A leading name in museum presentation and storage, Gaylord Archival offers a wide variety of products to institutions and private collectors. This tissue is unbuffered, which is preferred for animal materials like leather, silk, and wool as well as for dye transfer prints and cyanotypes because the buffering agent can cause reactions. Buffered products are best for paper, photographs, and cotton textiles.
photo: Gaylord Archival.

Desiccants to the Rescue!

You’ve been good and kept your heirloom out of direct sunlight and safe from dirt and chemicals by storing it in an acid-free box, but humidity still haunts you. Since most of us can’t seal off a room to store our antiques and keep them stable, they will likely experience the highs and lows of humidity that comes with the changing seasons. To combat the wear environmental fluctuations will cause over time, consider this simple fix: desiccant packets. Save those little silica gel packets you get with new shoes, medicines, and other purchases and store them with your items. They will absorb excess moisture (up to 40% of their own weight) and can be used to keep items dry when you pack them away. When the packets start to lose their effectiveness, some claim you can heat them on a cookie sheet in the oven at 100 degrees for one hour to recharge them for repeated use.
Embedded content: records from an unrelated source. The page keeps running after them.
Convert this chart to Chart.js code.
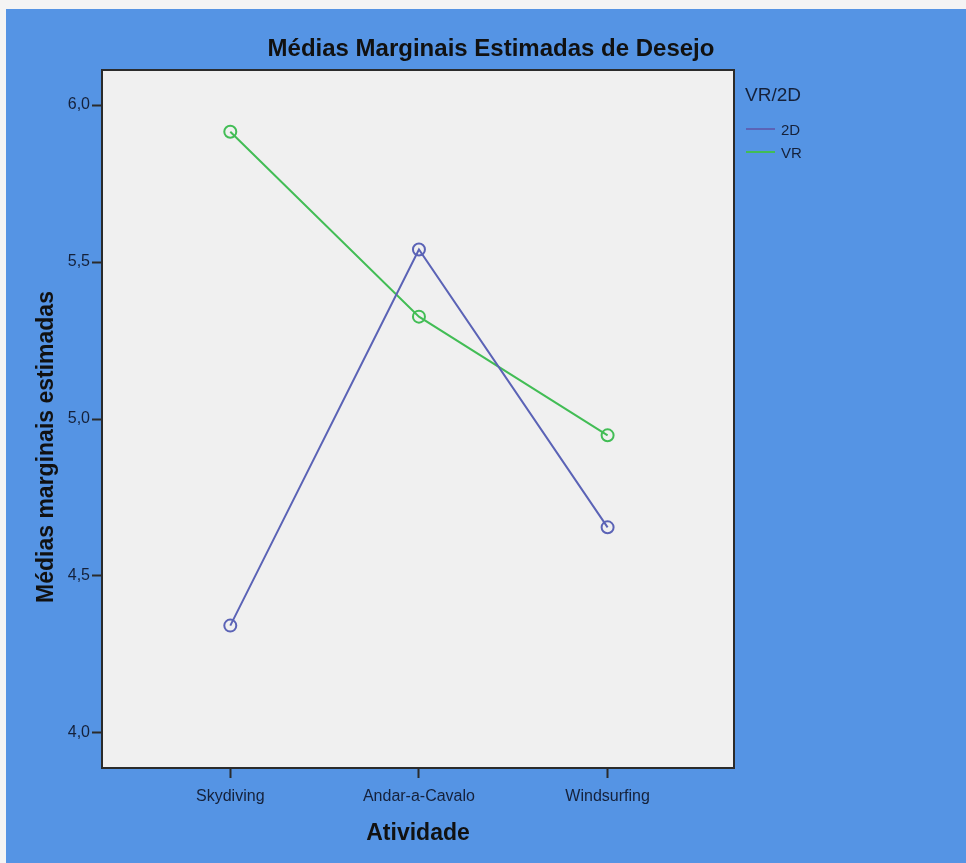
<!DOCTYPE html>
<html>
<head>
<meta charset="utf-8">
<script src="https://cdn.jsdelivr.net/npm/chart.js@4/dist/chart.umd.min.js"></script>
<style>
  html, body { margin: 0; padding: 0; background: #f4f4f4; }
  #wrap { width: 966px; height: 863px; }
</style>
</head>
<body>
<div id="wrap"><canvas id="chart" width="966" height="863"></canvas></div>
<script>
// data
const categories = ["Skydiving", "Andar-a-Cavalo", "Windsurfing"];
const seriesNames = ["2D", "VR"];
const values2D = [4.342, 5.540, 4.655];
const valuesVR = [5.915, 5.326, 4.948];
const yTicks = [4.0, 4.5, 5.0, 5.5, 6.0];
const chartTitle = "Médias Marginais Estimadas de Desejo";
const yTitle = "Médias marginais estimadas";
const xTitle = "Atividade";
const legendTitle = "VR/2D";

const colors = ["#5b63b6", "#42bd55"];
const textColor = "#15213a";

function toPoints(vals) {
  return vals.map((v, i) => ({ x: i, y: v }));
}

// background, frame, titles and the legend
const decor = {
  id: "decor",
  beforeDraw(chart) {
    const ctx = chart.ctx;
    const a = chart.chartArea;
    ctx.save();
    ctx.fillStyle = "#f4f4f4";
    ctx.fillRect(0, 0, chart.width, chart.height);
    ctx.fillStyle = "#5594e4";
    ctx.fillRect(6, 9, chart.width - 6, chart.height - 9);
    ctx.fillStyle = "#f0f0f0";
    ctx.fillRect(a.left, a.top, a.right - a.left, a.bottom - a.top);
    ctx.restore();
  },
  afterDraw(chart) {
    const ctx = chart.ctx;
    const a = chart.chartArea;
    ctx.save();
    ctx.strokeStyle = "#2b2b2b";
    ctx.lineWidth = 2;
    ctx.strokeRect(a.left, a.top, a.right - a.left, a.bottom - a.top);

    // title
    ctx.fillStyle = "#111";
    ctx.font = "bold 24px 'Liberation Sans', Arial, sans-serif";
    ctx.textAlign = "center";
    ctx.textBaseline = "middle";
    ctx.fillText(chartTitle, 491, 49);

    // y title
    ctx.save();
    ctx.translate(47, 447);
    ctx.rotate(-Math.PI / 2);
    ctx.font = "bold 23px 'Liberation Sans', Arial, sans-serif";
    ctx.fillText(yTitle, 0, 0);
    ctx.restore();

    // legend
    ctx.textAlign = "left";
    ctx.fillStyle = textColor;
    ctx.font = "19px 'Liberation Sans', Arial, sans-serif";
    ctx.fillText(legendTitle, 745, 96);
    ctx.font = "15px 'Liberation Sans', Arial, sans-serif";
    chart.data.datasets.forEach((ds, i) => {
      const y = 129 + i * 23;
      ctx.strokeStyle = ds.borderColor;
      ctx.lineWidth = 2;
      ctx.beginPath();
      ctx.moveTo(746, y);
      ctx.lineTo(775, y);
      ctx.stroke();
      ctx.fillStyle = textColor;
      ctx.fillText(ds.label, 781, y + 2);
    });
    ctx.restore();
  }
};

const datasets = [values2D, valuesVR].map((vals, i) => ({
  label: seriesNames[i],
  data: toPoints(vals),
  borderColor: colors[i],
  borderWidth: 2,
  pointStyle: "circle",
  pointRadius: 6,
  pointBorderWidth: 2,
  pointBackgroundColor: "rgba(0,0,0,0)",
  pointBorderColor: colors[i],
  tension: 0
}));

new Chart(document.getElementById("chart"), {
  type: "line",
  data: { datasets: datasets },
  plugins: [decor],
  options: {
    responsive: false,
    animation: false,
    layout: { padding: { top: 70, right: 232, left: 0, bottom: 0 } },
    plugins: {
      legend: { display: false },
      title: { display: false },
      tooltip: { enabled: false }
    },
    scales: {
      x: {
        type: "linear",
        min: -0.68,
        max: 2.67,
        afterFit: (s) => { s.height = 95; },
        afterBuildTicks: (s) => { s.ticks = categories.map((c, i) => ({ value: i })); },
        grid: { drawOnChartArea: false, drawTicks: true, tickLength: 10, tickColor: "#2b2b2b", tickWidth: 2 },
        border: { display: false },
        ticks: {
          padding: 9,
          color: textColor,
          font: { family: "'Liberation Sans', Arial, sans-serif", size: 16 },
          maxRotation: 0,
          callback: (v) => categories[v]
        },
        title: {
          display: true,
          text: xTitle,
          color: "#111",
          font: { family: "'Liberation Sans', Arial, sans-serif", size: 23, weight: "bold" },
          padding: { top: 0, bottom: 16 }
        }
      },
      y: {
        type: "linear",
        min: 3.8885,
        max: 6.1115,
        afterFit: (s) => { s.width = 102; },
        afterBuildTicks: (s) => { s.ticks = yTicks.map((v) => ({ value: v })); },
        grid: { drawOnChartArea: false, drawTicks: true, tickLength: 10, tickColor: "#2b2b2b", tickWidth: 2 },
        border: { display: false },
        ticks: {
          padding: 2,
          color: textColor,
          font: { family: "'Liberation Sans', Arial, sans-serif", size: 16 },
          callback: (v) => v.toFixed(1).replace(".", ",")
        }
      }
    }
  }
});
</script>
</body>
</html>
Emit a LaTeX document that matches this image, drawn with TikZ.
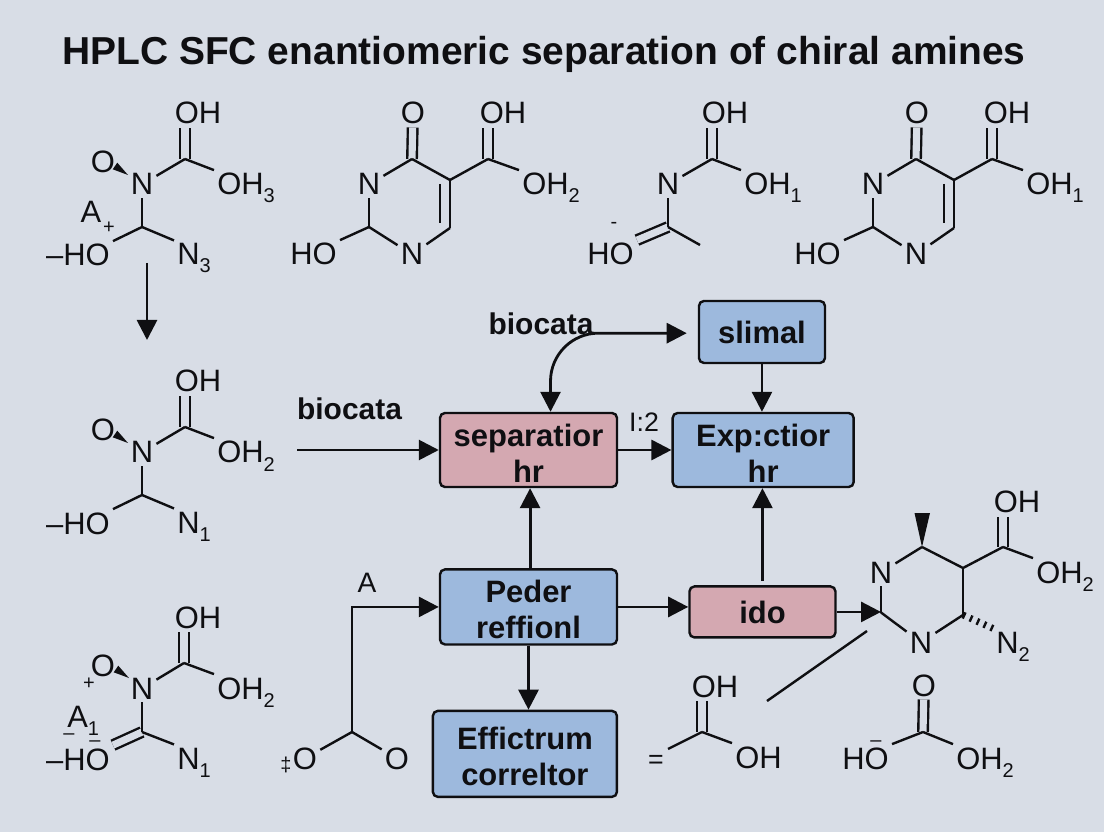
\documentclass[tikz,border=0pt]{standalone}
\usepackage{fontspec}
\setmainfont{Liberation Sans}
\usetikzlibrary{arrows.meta,positioning}
\definecolor{pagebg}{RGB}{216,221,230}
\definecolor{boxblue}{RGB}{157,185,221}
\definecolor{boxpink}{RGB}{212,168,177}
\definecolor{ink}{RGB}{15,15,18}
\newcommand{\atomsub}[1]{\raisebox{-0.2cm}{\fontsize{14.2}{14.2}\selectfont #1}}
\newcommand{\lowerline}{\rule{0pt}{0.71cm}}

\begin{document}
\begin{tikzpicture}[
    x=0.025cm,y=-0.025cm,
    box/.style={draw=ink,line width=0.6mm,rounded corners=1.25mm,align=center,text=ink,inner sep=0pt,
      font=\fontsize{22}{25.6}\selectfont\bfseries},
    bluebox/.style={box,fill=boxblue},
    pinkbox/.style={box,fill=boxpink},
    arrow/.style={-{Triangle[length=5mm,width=5mm]},line width=0.7mm,draw=ink},
    twoway/.style={{Triangle[length=5mm,width=5mm]}-{Triangle[length=5mm,width=5mm]},line width=0.7mm,draw=ink},
    atom/.style={anchor=base,inner sep=0.075cm,text=ink,font=\fontsize{22}{25.6}\selectfont},
    atomw/.style={atom,anchor=base west},
    atome/.style={atom,anchor=base east},
    tiny/.style={atom,inner sep=0pt,font=\fontsize{14.2}{14.2}\selectfont},
    boldtext/.style={anchor=base,text=ink,inner sep=0pt,font=\fontsize{21.3}{25.6}\selectfont\bfseries},
    bond/.style={line width=0.6mm,draw=ink},
    dbond/.style={line width=0.6mm,draw=ink,double=pagebg,double distance=1.78mm},
    hashed/.style={line width=1.7mm,draw=ink,dash pattern=on 0.6mm off 1.3mm}
  ]
    \useasboundingbox (0,0) rectangle (1104,832);
    \fill[pagebg] (0,0) rectangle (1104,832);
    \node[boldtext,font=\fontsize{27.7}{30}\selectfont\bfseries] (title) at (544,65) {HPLC SFC enantiomeric separation of chiral amines};

    % flow boxes
    \node[pinkbox,minimum width=4.425cm,minimum height=1.85cm] (sep) at (528.5,450) {\lowerline separatior\\hr};
    \node[bluebox,minimum width=4.525cm,minimum height=1.85cm,right=1.33cm of sep] (expn) {\lowerline Exp:ctior\\hr};
    \node[bluebox,minimum width=3.15cm,minimum height=1.55cm,above=1.19cm of expn,xshift=-0.03cm] (slimal) {slimal};
    \node[bluebox,minimum width=4.425cm,minimum height=1.875cm,below=2.0cm of sep] (peder) {\lowerline Peder\\reffionl};
    \node[pinkbox,minimum width=3.65cm,minimum height=1.275cm,right=1.75cm of peder,yshift=-0.125cm] (ido) {ido};
    \node[bluebox,minimum width=4.6cm,minimum height=2.15cm,below=1.6cm of peder,xshift=-0.09cm] (eff) {\lowerline Effictrum\\correltor};

    \node[boldtext] (biotop) at (541,335) {biocata};
    \node[boldtext] (bioleft) at (349.5,420) {biocata};
    \node[atom,inner sep=0pt,font=\fontsize{19}{22}\selectfont] (ratio) at (644,432) {I:2};

    \coordinate (feed) at (297,450);
    \draw[arrow] (feed) -- (sep.west);
    \draw[twoway,rounded corners=1.2cm,shorten >=0.275cm] ([xshift=0.55cm]sep.north) |- ([yshift=-0.03cm]slimal.west);
    \draw[arrow] (sep.east) -- (expn.west);
    \draw[arrow] (slimal.south) -- (slimal.south |- expn.north);
    \draw[arrow] ([xshift=0.04cm]peder.north) -- ([xshift=0.04cm]peder.north |- sep.south);
    \draw[arrow] ([yshift=0.1cm]ido.north) -- (ido.north |- expn.south);
    \draw[arrow] (peder.east) -- (peder.east -| ido.west);
    \draw[arrow] (peder.south) -- (peder.south |- eff.north);

    % top left molecule
    \coordinate (aC) at (185,159);
    \coordinate (aD) at (142,227);
    \node[atom] (aOH) at (198,124) {OH};
    \node[atom] (aN) at (142,195) {N};
    \node[atom] (aO) at (103,173) {O};
    \node[atomw] (aOHb) at (214,195) {OH\atomsub{3}};
    \node[atome] (aHO) at (113,266) {–HO};
    \node[atomw] (aNb) at (174,265) {N\atomsub{3}};
    \node[atom] (aA) at (91,223) {A};
    \node[tiny] (aplus) at (109,234) {+};
    \draw[dbond] (aC) -- (aC |- aOH.south);
    \draw[bond] (aC) -- (aN);
    \draw[bond] (aC) -- (aOHb.north west);
    \draw[bond] (aN) -- (aD);
    \draw[bond] (aD) -- (aHO.north east);
    \draw[bond] (aD) -- (aNb.north west);
    \fill[ink] (128,175) -- (117.3,162.7) -- (112.7,169.3) -- cycle;

    \coordinate (downa) at (147,263);
    \coordinate (downb) at (147,340);
    \draw[arrow] (downa) -- (downb);

    % middle left molecule
    \coordinate (bC) at (185,427);
    \coordinate (bD) at (142,495);
    \node[atom] (bOH) at (198,392) {OH};
    \node[atom] (bN) at (142,463) {N};
    \node[atom] (bO) at (103,441) {O};
    \node[atomw] (bOHb) at (214,463) {OH\atomsub{2}};
    \node[atome] (bHO) at (113,534) {–HO};
    \node[atomw] (bNb) at (174,533) {N\atomsub{1}};
    \draw[dbond] (bC) -- (bC |- bOH.south);
    \draw[bond] (bC) -- (bN);
    \draw[bond] (bC) -- (bOHb.north west);
    \draw[bond] (bN) -- (bD);
    \draw[bond] (bD) -- (bHO.north east);
    \draw[bond] (bD) -- (bNb.north west);
    \fill[ink] (128,443) -- (117.3,430.7) -- (112.7,437.3) -- cycle;

    % bottom left molecule
    \coordinate (cC) at (184,663);
    \coordinate (cD) at (142,732);
    \node[atom] (cOH) at (198,628) {OH};
    \node[atom] (cN) at (142,699) {N};
    \node[atom] (cO) at (103,676) {O};
    \node[tiny] (cplus) at (89,689) {+};
    \node[atomw] (cOHb) at (214,699) {OH\atomsub{2}};
    \node[atome] (cHO) at (113,770) {–HO};
    \node[atomw] (cNb) at (174,769) {N\atomsub{1}};
    \node[atomw,inner sep=0pt] (cA) at (67,727) {A\atomsub{1}};
    \node[tiny] (cminus) at (69,739) {–};
    \node[tiny] (cbar) at (95,746) {–};
    \draw[dbond] (cC) -- (cC |- cOH.south);
    \draw[dbond] (cD) -- (cHO.north east);
    \draw[bond] (cC) -- (cN);
    \draw[bond] (cC) -- (cOHb.north west);
    \draw[bond] (cN) -- (cD);
    \draw[bond] (cD) -- (cNb.north west);
    \fill[ink] (129,678) -- (118.3,665.7) -- (113.7,672.3) -- cycle;

    % first ring
    \coordinate (dC) at (412,159);
    \coordinate (dE) at (450,180);
    \coordinate (dF) at (450,228);
    \coordinate (dG) at (369,227);
    \coordinate (dK) at (488,159);
    \node[atom] (dO) at (413,124) {O};
    \node[atom] (dNa) at (369,195) {N};
    \node[atom] (dNb) at (412,265) {N};
    \node[atom] (dOH) at (503,124) {OH};
    \node[atomw] (dOHb) at (519,195) {OH\atomsub{2}};
    \node[atome] (dHO) at (340,265) {HO};
    \draw[dbond] (dC) -- (dO);
    \draw[dbond] (dK) -- (dK |- dOH.south);
    \draw[bond] (dC) -- (dNa);
    \draw[bond] (dC) -- (dE);
    \draw[bond] (dE) -- (dF);
    \draw[bond] ([shift={(-10,4)}]dE) -- ([shift={(-10,-5)}]dF);
    \draw[bond] (dF) -- (dNb);
    \draw[bond] (dNb) -- (dG);
    \draw[bond] (dG) -- (dNa);
    \draw[bond] (dG) -- (dHO.north east);
    \draw[bond] (dE) -- (dK);
    \draw[bond] (dK) -- (dOHb.north west);

    % small acid top
    \coordinate (eC) at (712,159);
    \coordinate (eD) at (668,227);
    \coordinate (eM) at (700,245);
    \node[atom] (eOH) at (725,124) {OH};
    \node[atom] (eN) at (668,195) {N};
    \node[atomw] (eOHb) at (741,195) {OH\atomsub{1}};
    \node[atome] (eHO) at (637,265) {HO};
    \node[tiny] (eminus) at (614,229) {-};
    \draw[dbond] (eC) -- (eC |- eOH.south);
    \draw[dbond] (eD) -- (eHO.north east);
    \draw[bond] (eC) -- (eN);
    \draw[bond] (eC) -- (eOHb.north west);
    \draw[bond] (eN) -- (eD);
    \draw[bond] (eD) -- (eM);

    % second ring
    \coordinate (fC) at (916,159);
    \coordinate (fE) at (954,180);
    \coordinate (fF) at (954,228);
    \coordinate (fG) at (873,227);
    \coordinate (fK) at (992,159);
    \node[atom] (fO) at (917,124) {O};
    \node[atom] (fNa) at (873,195) {N};
    \node[atom] (fNb) at (916,265) {N};
    \node[atom] (fOH) at (1007,124) {OH};
    \node[atomw] (fOHb) at (1023,195) {OH\atomsub{1}};
    \node[atome] (fHO) at (844,265) {HO};
    \draw[dbond] (fC) -- (fO);
    \draw[dbond] (fK) -- (fK |- fOH.south);
    \draw[bond] (fC) -- (fNa);
    \draw[bond] (fC) -- (fE);
    \draw[bond] (fE) -- (fF);
    \draw[bond] ([shift={(-10,4)}]fE) -- ([shift={(-10,-5)}]fF);
    \draw[bond] (fF) -- (fNb);
    \draw[bond] (fNb) -- (fG);
    \draw[bond] (fG) -- (fNa);
    \draw[bond] (fG) -- (fHO.north east);
    \draw[bond] (fE) -- (fK);
    \draw[bond] (fK) -- (fOHb.north west);

    % ring beside the ido box
    \coordinate (gC) at (922,547);
    \coordinate (gE) at (963,568);
    \coordinate (gF) at (963,615);
    \coordinate (gG) at (881,612.5);
    \coordinate (gK) at (1003,547);
    \node[atom] (gNa) at (881,583) {N};
    \node[atom] (gNb) at (921,653) {N};
    \node[atom] (gOH) at (1017,513) {OH};
    \node[atomw] (gOHb) at (1033,583) {OH\atomsub{2}};
    \node[atomw] (gNc) at (993,653) {N\atomsub{2}};
    \draw[dbond] (gK) -- (gK |- gOH.south);
    \draw[bond] (gC) -- (gNa);
    \draw[bond] (gC) -- (gE);
    \draw[bond] (gE) -- (gF);
    \draw[bond] (gF) -- (gNb);
    \draw[bond] (gNb) -- (gG);
    \draw[bond] (gG) -- (gNa);
    \draw[bond] (gE) -- (gK);
    \draw[bond] (gK) -- (gOHb.north west);
    \draw[hashed] (gF) -- (gNc.north west);
    \fill[ink] (922,547) -- (914.5,513) -- (930,513) -- cycle;
    \draw[arrow] (ido.east) -- (ido.east -| gG);

    \coordinate (linea) at (767,701);
    \coordinate (lineb) at (867,631);
    \draw[bond] (linea) -- (lineb);

    % bottom acids
    \coordinate (hC) at (923,732);
    \node[atom] (hO) at (924,696) {O};
    \node[atome] (hHO) at (892,769) {HO};
    \node[atomw] (hOH) at (953,769) {OH\atomsub{2}};
    \node[tiny] (hbar) at (876,746) {–};
    \draw[dbond] (hC) -- (hO);
    \draw[bond] (hC) -- (hHO.north east);
    \draw[bond] (hC) -- (hOH.north west);

    \coordinate (kC) at (702,732);
    \coordinate (kL) at (668,749);
    \node[atom] (kOHa) at (715,697) {OH};
    \node[atomw] (kOHb) at (732,768) {OH};
    \node[atom,inner sep=0pt,font=\fontsize{19}{22}\selectfont] (kEq) at (656,768) {=};
    \draw[dbond] (kC) -- (kC |- kOHa.south);
    \draw[bond] (kC) -- (kL);
    \draw[bond] (kC) -- (kOHb.north west);

    \coordinate (jC) at (352,732);
    \node[atom] (jOa) at (305,769) {O};
    \node[atom] (jOb) at (397,769) {O};
    \node[tiny] (jmark) at (286,771) {‡};
    \node[atom,font=\fontsize{20}{24}\selectfont] (jA) at (367,592) {A};
    \draw[bond] (jC) -- (jOa);
    \draw[bond] (jC) -- (jOb);
    \draw[arrow] (jC) |- (peder.west);
  \end{tikzpicture}
\end{document}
They also can be lifesavers if your technology gets wet!

Saving the Silver

You likely know what tarnished silver looks like but did you know that if left untreated, the chemicals that cause tarnishing can become etched in the surface of your piece? Silver is one of our more sensitive heirlooms and needs to be kept clean of salt, grease, water/high humidity, dusts, and sulfur compounds in the air. Car exhausts, rubber products, cigarette smoke, and other pollutants give off hydrogen sulfide, which will gradually discolor your silver. Formaldehyde from wood and proteins from silk, wool, felt, and leather are also damaging, so now what? To protect your silver, store it with sulfur-absorbing materials like activated charcoal cloths, or use stable materials like cotton to wrap it. Metal shelves are also superior to wood shelves, and the same humidity rules apply.

worm damaged wood
Look out for bugs! These tracks are left by the powderpost beetle, and if left untreated, can get out of control and ruin your objects. Professionals may recommend removing oxygen, freeze treatments, or fumigation, but be specific about your concerns to help the professionals choose the right course of action.
photo: Bernacki & Associates.

History and Pest Management?

We’ve covered temperature, acids, humidity, light, and finicky metals, but what about living threats? Unruly hand placement aside, we’re talking about pests. Historic New England is a pioneer in linking pest management and typical collections management strategies. They have started to implement experimental initiatives like pheromone trap monitoring to identify which pests are causing problems and to target where to treat them, as well as using insecticide mosquito netting as a physical barrier around objects. Private citizens and museums canalso utilize their “Bubble,” a controlled atmosphere treatment that isolates your items (and lots of carbon dioxide gas) in a plastic bubble, which safely kills any and all stages of insects living inside without damaging your valuables since there is no fluctuation of temperature or humidity. If you suspect insect infestation, signs include insect bodies, molts, dropping, holes or tunnels, and webbing. Historic New England’s solution is one of the most antique and environmentally-friendly options, but chemical solutions are available as well.